The whole thing of WSL was it that contained no Linux kernel at all.

It means the opposite.

Today, Linux Docker containers on Windows rely on a VM running on Hyper-V.

Tomorrow (by which I mean "in the future," or "June 2019" or whatever the announcement says) Linux Docker containers on Windows will run natively, without the Linux VM crutch. I am assuming that it will use the emulated syscalls the same way that WSL runs today.

Not sure about that, except if their phrasing is astonishingly poor, which is of course possible. I mean, in my book "Linux 4.19 kernel shipping in Windows" means a Linux kernel shipping in Windows, and that would need Hyper-V (Linux is trademarked btw, MS can't just pretend that they ship a Linux kernel if they don't). At the same time, I really hope that this is not the case and that it actually means that they are targeting a syscall compatibility with Linux version 4.19; because I'm certainly not gonna give up my third party VMs for some work, so if WSL is rebased on Hyper-V that means bye-bye WSL for me.
Rewriting WSL to suddenly require a VM would be a HUGE leap backwards and I can't see that being the solution chosen. It doesn't make sense.

Adding the appropriate things to WSL to make Docker for Windows no longer require the Moby VM, or to support Linux Docker within the WSL environment without modification, is an approach that makes much more sense to me.

It appears that is what they have done though: https://devblogs.microsoft.com/commandline/shipping-a-linux-...
WSL 2 is a (lightweight magic) VM.
My guess is that they mean that they will fully support the syscall surface of Linux 4.19. I highly doubt that they're actually going to include the kernel inside Windows due to the GPL licensing, the linking issues would force open far more than even Nadella would like.
Does that mean one can mount ext drives now?
Finally. Won't need to run a VM for Docker anymore
Does that mean that Docker for Windows will no longer require Hyper-V? And therefore will be available for Windows home editions?
Yes, it looks so. They will add a few syscalls that Docker needs to WSL and we will use it on Home Edition.
It'll be interesting to see details here, which I guess will come out over the next couple of days.

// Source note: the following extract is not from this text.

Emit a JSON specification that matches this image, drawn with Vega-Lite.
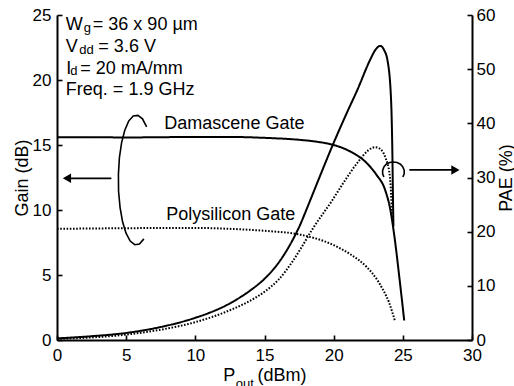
{
  "$schema": "https://vega.github.io/schema/vega-lite/v6.json",
  "width": 415,
  "height": 325,
  "autosize": {"type": "none"},
  "padding": {"left": 57, "top": 15, "right": 42, "bottom": 46},
  "background": "white",
  "config": {
    "view": {"stroke": null},
    "font": "Liberation Sans",
    "axis": {
      "domainColor": "black",
      "domainWidth": 2,
      "tickColor": "black",
      "tickWidth": 1.6,
      "tickSize": -5,
      "labelColor": "black",
      "labelFont": "Liberation Sans",
      "labelFontSize": 17,
      "titleFont": "Liberation Sans",
      "titleFontSize": 18,
      "titleFontWeight": "normal",
      "titleColor": "black",
      "grid": false
    }
  },
  "datasets": {
    "gain": [
      {"gate": "Damascene", "x": 0, "g": 15.6},
      {"gate": "Damascene", "x": 2.5, "g": 15.6},
      {"gate": "Damascene", "x": 5, "g": 15.58},
      {"gate": "Damascene", "x": 7.5, "g": 15.6},
      {"gate": "Damascene", "x": 10, "g": 15.62},
      {"gate": "Damascene", "x": 12.5, "g": 15.62},
      {"gate": "Damascene", "x": 15, "g": 15.55},
      {"gate": "Damascene", "x": 17.5, "g": 15.4},
      {"gate": "Damascene", "x": 18.8, "g": 15.25},
      {"gate": "Damascene", "x": 20, "g": 15.0},
      {"gate": "Damascene", "x": 21.2, "g": 14.5},
      {"gate": "Damascene", "x": 22.4, "g": 13.6},
      {"gate": "Damascene", "x": 23.1, "g": 12.7},
      {"gate": "Damascene", "x": 23.7, "g": 11.6},
      {"gate": "Damascene", "x": 24.1, "g": 10.0},
      {"gate": "Damascene", "x": 24.4, "g": 7.9},
      {"gate": "Damascene", "x": 24.75, "g": 4.8},
      {"gate": "Damascene", "x": 25.1, "g": 1.5},
      {"gate": "Polysilicon", "x": 0, "g": 8.55},
      {"gate": "Polysilicon", "x": 5, "g": 8.6},
      {"gate": "Polysilicon", "x": 10, "g": 8.62},
      {"gate": "Polysilicon", "x": 12.5, "g": 8.55},
      {"gate": "Polysilicon", "x": 15, "g": 8.4},
      {"gate": "Polysilicon", "x": 17.6, "g": 8.1},
      {"gate": "Polysilicon", "x": 20, "g": 7.3},
      {"gate": "Polysilicon", "x": 21.2, "g": 6.6},
      {"gate": "Polysilicon", "x": 22.4, "g": 5.6},
      {"gate": "Polysilicon", "x": 23.1, "g": 4.7},
      {"gate": "Polysilicon", "x": 23.6, "g": 3.8},
      {"gate": "Polysilicon", "x": 24.0, "g": 2.9},
      {"gate": "Polysilicon", "x": 24.25, "g": 2.1},
      {"gate": "Polysilicon", "x": 24.45, "g": 1.4}
    ],
    "pae": [
      {"gate": "Damascene", "x": 0, "p": 0.3},
      {"gate": "Damascene", "x": 2.5, "p": 0.7},
      {"gate": "Damascene", "x": 5, "p": 1.3},
      {"gate": "Damascene", "x": 7.5, "p": 2.4},
      {"gate": "Damascene", "x": 10, "p": 4.1},
      {"gate": "Damascene", "x": 11, "p": 5.0},
      {"gate": "Damascene", "x": 12, "p": 6.1},
      {"gate": "Damascene", "x": 13, "p": 7.5},
      {"gate": "Damascene", "x": 14, "p": 9.2},
      {"gate": "Damascene", "x": 15, "p": 11.3},
      {"gate": "Damascene", "x": 16, "p": 14.2},
      {"gate": "Damascene", "x": 17, "p": 18.3},
      {"gate": "Damascene", "x": 17.6, "p": 21.4},
      {"gate": "Damascene", "x": 18.1, "p": 24.5},
      {"gate": "Damascene", "x": 19, "p": 30.2},
      {"gate": "Damascene", "x": 20, "p": 36.4},
      {"gate": "Damascene", "x": 21, "p": 42.2},
      {"gate": "Damascene", "x": 21.7, "p": 46.1},
      {"gate": "Damascene", "x": 22.65, "p": 51.8},
      {"gate": "Damascene", "x": 23.0, "p": 53.5},
      {"gate": "Damascene", "x": 23.37, "p": 54.3},
      {"gate": "Damascene", "x": 23.65, "p": 53.5},
      {"gate": "Damascene", "x": 23.9, "p": 51.5},
      {"gate": "Damascene", "x": 24.15, "p": 44.3},
      {"gate": "Damascene", "x": 24.24, "p": 35.1},
      {"gate": "Damascene", "x": 24.29, "p": 25.8},
      {"gate": "Damascene", "x": 24.32, "p": 21.0},
      {"gate": "Polysilicon", "x": 0, "p": 0.2},
      {"gate": "Polysilicon", "x": 5, "p": 1.0},
      {"gate": "Polysilicon", "x": 7.5, "p": 1.9},
      {"gate": "Polysilicon", "x": 10, "p": 3.3},
      {"gate": "Polysilicon", "x": 12.5, "p": 5.5},
      {"gate": "Polysilicon", "x": 14, "p": 7.3},
      {"gate": "Polysilicon", "x": 15, "p": 8.9},
      {"gate": "Polysilicon", "x": 16, "p": 11.1},
      {"gate": "Polysilicon", "x": 17, "p": 14.4},
      {"gate": "Polysilicon", "x": 17.6, "p": 16.8},
      {"gate": "Polysilicon", "x": 18.5, "p": 20.6},
      {"gate": "Polysilicon", "x": 19.9, "p": 25.8},
      {"gate": "Polysilicon", "x": 20.7, "p": 29.0},
      {"gate": "Polysilicon", "x": 21.8, "p": 33.0},
      {"gate": "Polysilicon", "x": 22.5, "p": 35.0},
      {"gate": "Polysilicon", "x": 23.0, "p": 35.6},
      {"gate": "Polysilicon", "x": 23.4, "p": 35.2},
      {"gate": "Polysilicon", "x": 23.75, "p": 33.6},
      {"gate": "Polysilicon", "x": 24.05, "p": 30.5},
      {"gate": "Polysilicon", "x": 24.15, "p": 27.0},
      {"gate": "Polysilicon", "x": 24.22, "p": 22.5}
    ],
    "arcs": [
      {"id": "L", "o": 0, "x": 6.48, "g": 16.40},
      {"id": "L", "o": 1, "x": 6.18, "g": 17.01},
      {"id": "L", "o": 2, "x": 5.85, "g": 17.28},
      {"id": "L", "o": 3, "x": 5.51, "g": 17.23},
      {"id": "L", "o": 4, "x": 5.18, "g": 16.84},
      {"id": "L", "o": 5, "x": 4.90, "g": 16.14},
      {"id": "L", "o": 6, "x": 4.67, "g": 15.18},
      {"id": "L", "o": 7, "x": 4.51, "g": 14.02},
      {"id": "L", "o": 8, "x": 4.44, "g": 12.75},
      {"id": "L", "o": 9, "x": 4.45, "g": 11.44},
      {"id": "L", "o": 10, "x": 4.56, "g": 10.19},
      {"id": "L", "o": 11, "x": 4.74, "g": 9.09},
      {"id": "L", "o": 12, "x": 4.99, "g": 8.22},
      {"id": "L", "o": 13, "x": 5.29, "g": 7.61},
      {"id": "L", "o": 14, "x": 5.62, "g": 7.33},
      {"id": "L", "o": 15, "x": 5.96, "g": 7.38},
      {"id": "L", "o": 16, "x": 6.28, "g": 7.78},
      {"id": "R", "o": 0, "x": 25.00, "g": 12.54},
      {"id": "R", "o": 1, "x": 25.10, "g": 12.79},
      {"id": "R", "o": 2, "x": 25.10, "g": 13.05},
      {"id": "R", "o": 3, "x": 25.00, "g": 13.31},
      {"id": "R", "o": 4, "x": 24.83, "g": 13.52},
      {"id": "R", "o": 5, "x": 24.59, "g": 13.65},
      {"id": "R", "o": 6, "x": 24.32, "g": 13.69},
      {"id": "R", "o": 7, "x": 24.04, "g": 13.65},
      {"id": "R", "o": 8, "x": 23.80, "g": 13.52},
      {"id": "R", "o": 9, "x": 23.63, "g": 13.31},
      {"id": "R", "o": 10, "x": 23.54, "g": 13.05},
      {"id": "R", "o": 11, "x": 23.54, "g": 12.79},
      {"id": "R", "o": 12, "x": 23.63, "g": 12.54}
    ],
    "arrows": [
      {"dir": "left", "x": 0.72, "x2": 3.93, "g": 12.44},
      {"dir": "right", "x": 28.8, "x2": 25.47, "g": 13.08}
    ],
    "labels": [
      {"t": "W", "x": 0.64, "g": 23.85},
      {"t": "= 36 x 90 µm", "x": 2.59, "g": 23.85},
      {"t": "V", "x": 0.64, "g": 22.12},
      {"t": "= 3.6 V", "x": 2.99, "g": 22.12},
      {"t": "I", "x": 0.67, "g": 20.5},
      {"t": "= 20 mA/mm", "x": 1.68, "g": 20.5},
      {"t": "Freq. = 1.9 GHz", "x": 0.64, "g": 18.85},
      {"t": "Damascene Gate", "x": 7.76, "g": 16.21},
      {"t": "Polysilicon Gate", "x": 7.9, "g": 9.23},
      {"t": "P", "x": 12.02, "g": -3.15},
      {"t": "(dBm)", "x": 14.5, "g": -3.15}
    ],
    "subs": [
      {"t": "g", "x": 1.94, "g": 23.69},
      {"t": "dd", "x": 1.61, "g": 21.98},
      {"t": "d", "x": 0.96, "g": 20.38},
      {"t": "out", "x": 12.93, "g": -3.7}
    ]
  },
  "layer": [
    {
      "layer": [
        {
          "data": {"name": "gain"},
          "mark": {"type": "line", "color": "black", "strokeWidth": 2, "strokeCap": "butt", "interpolate": "monotone"},
          "encoding": {
            "x": {"field": "x", "type": "quantitative", "scale": {"domain": [0, 30], "nice": false}, "axis": {"values": [0, 5, 10, 15, 20, 25, 30], "title": null, "labelPadding": 12, "labelFlush": false}},
            "y": {"field": "g", "type": "quantitative", "scale": {"domain": [0, 25], "nice": false}, "axis": {"values": [0, 5, 10, 15, 20, 25], "title": "Gain (dB)", "labelPadding": 11, "titleAngle": 270, "titleX": -35, "titleY": 162.5, "titleBaseline": "middle", "titleAlign": "center", "labelFlush": false}},
            "strokeDash": {"field": "gate", "type": "nominal", "scale": {"domain": ["Damascene", "Polysilicon"], "range": [[1, 0], [1.6, 1.6]]}, "legend": null}
          }
        },
        {
          "data": {"name": "arcs"},
          "mark": {"type": "line", "color": "black", "strokeWidth": 1.6},
          "encoding": {
            "x": {"field": "x", "type": "quantitative", "scale": {"domain": [0, 30], "nice": false}, "axis": {"values": [0, 5, 10, 15, 20, 25, 30], "title": null, "labelPadding": 12, "labelFlush": false}},
            "y": {"field": "g", "type": "quantitative", "scale": {"domain": [0, 25], "nice": false}, "axis": {"values": [0, 5, 10, 15, 20, 25], "title": "Gain (dB)", "labelPadding": 11, "titleAngle": 270, "titleX": -35, "titleY": 162.5, "titleBaseline": "middle", "titleAlign": "center", "labelFlush": false}},
            "detail": {"field": "id"},
            "order": {"field": "o", "type": "quantitative"}
          }
        },
        {
          "data": {"name": "arrows"},
          "mark": {"type": "rule", "color": "black", "strokeWidth": 1.8},
          "encoding": {
            "x": {"field": "x", "type": "quantitative", "scale": {"domain": [0, 30], "nice": false}, "axis": {"values": [0, 5, 10, 15, 20, 25, 30], "title": null, "labelPadding": 12, "labelFlush": false}},
            "x2": {"field": "x2"},
            "y": {"field": "g", "type": "quantitative", "scale": {"domain": [0, 25], "nice": false}, "axis": {"values": [0, 5, 10, 15, 20, 25], "title": "Gain (dB)", "labelPadding": 11, "titleAngle": 270, "titleX": -35, "titleY": 162.5, "titleBaseline": "middle", "titleAlign": "center", "labelFlush": false}}
          }
        },
        {
          "data": {"name": "arrows"},
          "mark": {"type": "point", "filled": true, "color": "black", "opacity": 1, "size": 90},
          "encoding": {
            "x": {"field": "x", "type": "quantitative", "scale": {"domain": [0, 30], "nice": false}, "axis": {"values": [0, 5, 10, 15, 20, 25, 30], "title": null, "labelPadding": 12, "labelFlush": false}},
            "y": {"field": "g", "type": "quantitative", "scale": {"domain": [0, 25], "nice": false}, "axis": {"values": [0, 5, 10, 15, 20, 25], "title": "Gain (dB)", "labelPadding": 11, "titleAngle": 270, "titleX": -35, "titleY": 162.5, "titleBaseline": "middle", "titleAlign": "center", "labelFlush": false}},
            "shape": {"field": "dir", "type": "nominal", "scale": {"domain": ["left", "right"], "range": ["triangle-left", "triangle-right"]}, "legend": null}
          }
        },
        {
          "data": {"name": "labels"},
          "mark": {"type": "text", "align": "left", "baseline": "alphabetic", "fontSize": 18, "color": "black", "font": "Liberation Sans"},
          "encoding": {
            "x": {"field": "x", "type": "quantitative", "scale": {"domain": [0, 30], "nice": false}, "axis": {"values": [0, 5, 10, 15, 20, 25, 30], "title": null, "labelPadding": 12, "labelFlush": false}},
            "y": {"field": "g", "type": "quantitative", "scale": {"domain": [0, 25], "nice": false}, "axis": {"values": [0, 5, 10, 15, 20, 25], "title": "Gain (dB)", "labelPadding": 11, "titleAngle": 270, "titleX": -35, "titleY": 162.5, "titleBaseline": "middle", "titleAlign": "center", "labelFlush": false}},
            "text": {"field": "t"}
          }
        },
        {
          "data": {"name": "subs"},
          "mark": {"type": "text", "align": "left", "baseline": "alphabetic", "fontSize": 13, "color": "black", "font": "Liberation Sans"},
          "encoding": {
            "x": {"field": "x", "type": "quantitative", "scale": {"domain": [0, 30], "nice": false}, "axis": {"values": [0, 5, 10, 15, 20, 25, 30], "title": null, "labelPadding": 12, "labelFlush": false}},
            "y": {"field": "g", "type": "quantitative", "scale": {"domain": [0, 25], "nice": false}, "axis": {"values": [0, 5, 10, 15, 20, 25], "title": "Gain (dB)", "labelPadding": 11, "titleAngle": 270, "titleX": -35, "titleY": 162.5, "titleBaseline": "middle", "titleAlign": "center", "labelFlush": false}},
            "text": {"field": "t"}
          }
        }
      ]
    },
    {
      "data": {"name": "pae"},
      "mark": {"type": "line", "color": "black", "strokeWidth": 2, "strokeCap": "butt", "interpolate": "monotone"},
      "encoding": {
        "x": {"field": "x", "type": "quantitative", "scale": {"domain": [0, 30], "nice": false}, "axis": {"values": [0, 5, 10, 15, 20, 25, 30], "title": null, "labelPadding": 12, "labelFlush": false}},
        "y": {"field": "p", "type": "quantitative", "scale": {"domain": [0, 60], "nice": false}, "axis": {"orient": "right", "values": [0, 10, 20, 30, 40, 50, 60], "title": "PAE (%)", "labelPadding": 9, "titleAngle": 270, "titleX": 34.5, "titleY": 162.5, "titleBaseline": "middle", "titleAlign": "center", "labelFlush": false}},
        "strokeDash": {"field": "gate", "type": "nominal", "scale": {"domain": ["Damascene", "Polysilicon"], "range": [[1, 0], [1.6, 1.6]]}, "legend": null}
      }
    }
  ],
  "resolve": {"scale": {"y": "independent", "strokeDash": "shared"}}
}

They could either go the syscall emulation route (as in current WSL), or possibly the "thin hypervisor" route, the fact they're talking kernel versions makes me think that may be what they're planning...

I suspect it's the "thin hypervisor", aka LCOW + hyperv isolation. https://devblogs.microsoft.com/premier-developer/running-doc...

(I work at Microsoft but have no inside knowledge on this; just speculating.)

Just saw there's some more technical details here https://devblogs.microsoft.com/commandline/shipping-a-linux-....

Whilst it doesn't explicitly mention Virtual Machines or Hypervisors, I'd read this as making use of that kind of technology with some additional tech. for interop with Windows to the level of WSL currently.

EDIT: and here's the confirmation https://devblogs.microsoft.com/commandline/announcing-wsl-2/ it's a VM

Indeed.

I've been running WSL for over a year with Docker for Windows and while the experience feels native to WSL (WSL has no problem running the Docker CLI and connecting to Docker for Windows) it'll be a very nice perk to just apt install Docker in WSL and not deal with DfW.